Selain itu, kata Latuconsina, masalah Karhutla di Maluku harus menjadi perhatian serius Pemerintah Pusat. “Jadi kalau kebakaran itu tidak diatasi secara cepat, dan setiap tahun ada kebakaran terus, otomatis kualitas dari hutan itu yang diharapkan akan menjadi pengimbang ekosistem otomatis akan berkurang dan akan punah,” ujarnya.

Oleh sebab itu, peralatan pemadaman Karhutla sangat dibutuhkan di kawasan Maluku. “Maluku juga memerlukan peralatan yang memadai untuk melakukan pemadaman terhadap Karhutla,” jelasnya.

Dijelaskan politisi perempuan asal Maluku ini, terjadinya Karhutla di Maluku tidak terlepas dari perlakuan Pemerintah terhadap masyarakat di kawasan hutan Manusela.

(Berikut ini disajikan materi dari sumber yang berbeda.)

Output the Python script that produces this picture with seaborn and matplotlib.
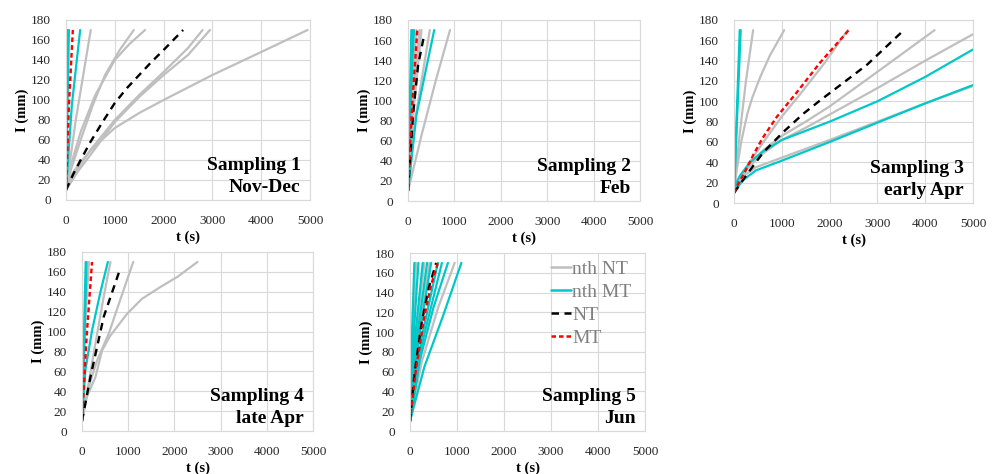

Masyarakat yang sudah beratus tahun tinggal di areal hutan Manusela tidak dibolehkan melakukan aktifitas bertani, karena kawasan hutan Manusela masuk dalam hutan lindung.

“Sebenarnya yang ada hubungan dengan hutan itu sendiri masyarakat disekitaran hutan Manusela yang dilarang untuk dimanfaatkan secara ekonomi, karena sudah masuk dalam hutan lindung. Padahal masyarakat juga butuh lokasi untuk bercocok tanam, seperti Sawai dan Salemang. Akibat larangan itu, masyarakat mengambil jalan pintas yaitu membakar hutan,” ucapnya.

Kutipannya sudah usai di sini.